After a year in which investors poured money into bonds, from sovereign issues to emerging-market debt to high-yield, people are now asking if junk bonds are too expensive in light of the credit risk they pose. Some feel the answer is unquestionably "yes".
“There’s very little value in fixed income in terms of yield right now, even in the so-called high-yield space,” says Stephan Repkow, Asia CEO of private banking at Union Bancaire Privée.
Barclays' US high-yield corporate bond index broke below 6% for the first time at the start of January and stood at 5.75% on Friday. On the same day, the 10-year US Treasury yield was a little under 1.9% and 10-year German bunds below 1.6%.
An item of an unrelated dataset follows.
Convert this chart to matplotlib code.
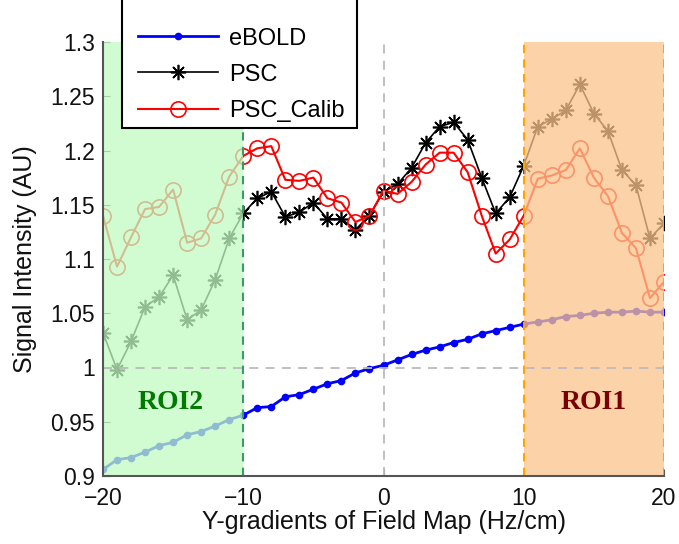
import numpy as np
import matplotlib
matplotlib.use("Agg")
import matplotlib.pyplot as plt
from matplotlib.patches import Rectangle

plt.rcParams["font.family"] = ["Liberation Sans", "DejaVu Sans"]

# Y-gradients (Hz/cm)
x = np.arange(-20, 21)

ebold = [0.906, 0.915, 0.917, 0.922, 0.928, 0.931, 0.938, 0.941, 0.946, 0.952,
         0.956, 0.963, 0.964, 0.973, 0.975, 0.980, 0.985, 0.988, 0.995, 0.999,
         1.002, 1.007, 1.012, 1.016, 1.019, 1.023, 1.026, 1.031, 1.034, 1.037,
         1.040, 1.042, 1.044, 1.047, 1.048, 1.050, 1.051, 1.051, 1.052, 1.051,
         1.051]

psc = [1.032, 0.998, 1.024, 1.056, 1.065, 1.085, 1.044, 1.053, 1.081, 1.119,
       1.142, 1.156, 1.162, 1.139, 1.143, 1.152, 1.137, 1.137, 1.127, 1.140,
       1.162, 1.169, 1.184, 1.207, 1.222, 1.226, 1.210, 1.175, 1.142, 1.157,
       1.186, 1.222, 1.229, 1.237, 1.261, 1.234, 1.218, 1.182, 1.168, 1.119,
       1.133]

psc_calib = [1.140, 1.093, 1.120, 1.146, 1.148, 1.164, 1.115, 1.119, 1.141, 1.176,
             1.195, 1.202, 1.204, 1.173, 1.172, 1.175, 1.156, 1.152, 1.134, 1.140,
             1.163, 1.160, 1.171, 1.187, 1.198, 1.198, 1.180, 1.140, 1.105, 1.118,
             1.140, 1.174, 1.177, 1.182, 1.202, 1.175, 1.158, 1.124, 1.110, 1.064,
             1.079]

roi2 = (-20, -10)
roi1 = (10, 20)

yticks = [0.9, 0.95, 1.0, 1.05, 1.1, 1.15, 1.2, 1.25, 1.3]
ytick_labels = ["0.9", "0.95", "1", "1.05", "1.1", "1.15", "1.2", "1.25", "1.3"]
xticks = [-20, -10, 0, 10, 20]

fig = plt.figure(figsize=(6.79, 5.44), dpi=100)
ax = fig.add_axes([103 / 679, 1 - 476 / 544, 561 / 679, 434 / 544])

# Data
ax.plot(x, ebold, color="#0000ff", marker=".", markersize=9, lw=2,
        label="eBOLD", zorder=2)
ax.plot(x, psc, color="black", marker=(8, 2, 0), markersize=11, mew=1.2,
        lw=1.2, label="PSC", zorder=2)
ax.plot(x, psc_calib, color="#ff0000", marker="o", markersize=11, mfc="none",
        mew=1.2, lw=1.5, label="PSC_Calib", zorder=2)

# ROI shading drawn over the curves
ax.axvspan(*roi2, color=(0.76, 0.99, 0.76), alpha=0.75, lw=0, zorder=3)
ax.axvspan(*roi1, color=(0.99, 0.77, 0.55), alpha=0.75, lw=0, zorder=3)

# Reference lines
ax.axhline(1, color="#bbbbbb", lw=1.3, ls=(0, (5, 4)), zorder=4)
ax.axvline(0, color="#bbbbbb", lw=1.3, ls=(0, (5, 4)), zorder=4)
ax.axvline(-10, color="#3a9a6a", lw=1.5, ls=(0, (4, 3)), zorder=4)
ax.axvline(10, color="#ffa500", lw=1.5, ls=(0, (4, 3)), zorder=4)
ax.axvline(20, color="#ffa500", lw=1.5, ls=(0, (4, 3)), zorder=4)

ax.text(-15.2, 0.968, "ROI2", color="#007a00", fontsize=20, fontweight="bold",
        family="Liberation Serif", ha="center", va="center", zorder=5)
ax.text(15, 0.968, "ROI1", color="#7a0000", fontsize=20, fontweight="bold",
        family="Liberation Serif", ha="center", va="center", zorder=5)

ax.set_xlim(-20, 20)
ax.set_ylim(0.9, 1.3)
ax.set_xticks(xticks)
ax.set_yticks(yticks)
ax.set_yticklabels(ytick_labels)
ax.tick_params(direction="in", length=5, labelsize=16.5, colors="#555555",
               labelcolor="#111111", pad=6)
ax.tick_params(axis="x", pad=8)

for side in ["top", "right"]:
    ax.spines[side].set_visible(False)
for side in ["left", "bottom"]:
    ax.spines[side].set_color("#555555")
    ax.spines[side].set_linewidth(1.5)
    ax.spines[side].set_zorder(5)

ax.set_xlabel("Y-gradients of Field Map (Hz/cm)", fontsize=18, color="#111111")
ax.set_ylabel("Signal Intensity (AU)", fontsize=18, color="#111111")
ax.yaxis.set_label_coords(-0.118, 0.5)
ax.xaxis.set_label_coords(0.5, -0.078)

# Legend: text/handles from the library, frame reaching the top edge
leg = ax.legend(loc="lower left", bbox_to_anchor=(131 / 679, 1 - 129 / 544),
                bbox_transform=fig.transFigure, fontsize=17, frameon=False,
                handlelength=3.4, handletextpad=0.45, labelspacing=0.6,
                borderpad=0.3, borderaxespad=0)
leg.set_zorder(10)
frame = Rectangle((122 / 679, 1 - 128 / 544), 235 / 679, 130 / 544,
                  transform=fig.transFigure, facecolor="white",
                  edgecolor="black", lw=1.5, clip_on=False, zorder=9)
ax.add_patch(frame)

plt.savefig("out.png", dpi=100)
plt.close()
“Junk bonds are not priced as junk anymore and are not giving commensurate return for the level of risk of default or credit event probability," says Repkow. "They are priced almost exclusively in terms of relative value to other securities – such as US Treasuries – or asset classes, rather than in view of their fundamental or intrinsic value.
“This is the new form of complacency in the market, as a result of the ultra-accommodative monetary policies in the US, Europe and now Japan, which we advise our clients to be very attentive to," he adds.
“Actually, equities for similar issuer risk and name are becoming more attractive as dividend policies are becoming more steady and price valuation has, by definition, more upside potential than bonds at the current yield level.”
One result of the present environment has been increased interest in lower-risk, principal-protected investments, notes Repkow, as reported last week by AsianInvestor.
Meanwhile, others are more sanguine in their outlook on high-yield bonds.
Luca Paolini, chief strategist at Pictet Asset Management, says: “The investment appeal of higher-yielding fixed-income assets such as speculative-grade corporate debt and emerging-market sovereign bonds remains strong following an acceleration in the pace of monetary easing in both the US and Japan.”
He argues that EM debt looks particularly attractive, given that the base-rate differential between developed and developing economies widened over the course of last year to 500 basis points. “This rate gap should provide strong support for EM currencies, one reason why we favour local over dollar-denominated EM debt,” says Paolini.
“Corporate high-yield bonds are attractively valued and remain an overweight,” he adds. “Spreads continue to offer investors ample compensation against the risk of default.”
Default rates in European markets are below average and are unlikely to rise by much over the medium term, argues Paolini, as many companies have managed to extend the duration of their liabilities and maintain high levels of cash on their balance sheets.
Hence Pictet AM remains overweight EM debt and high-yield bonds “as sluggish economic growth and low interest rates provide support for riskier fixed income asset classes”.
In terms of global positioning, the firm remains underweight equities and overweight cash, also due to sluggish global economic growth and the fact that earnings forecasts are “heading lower”.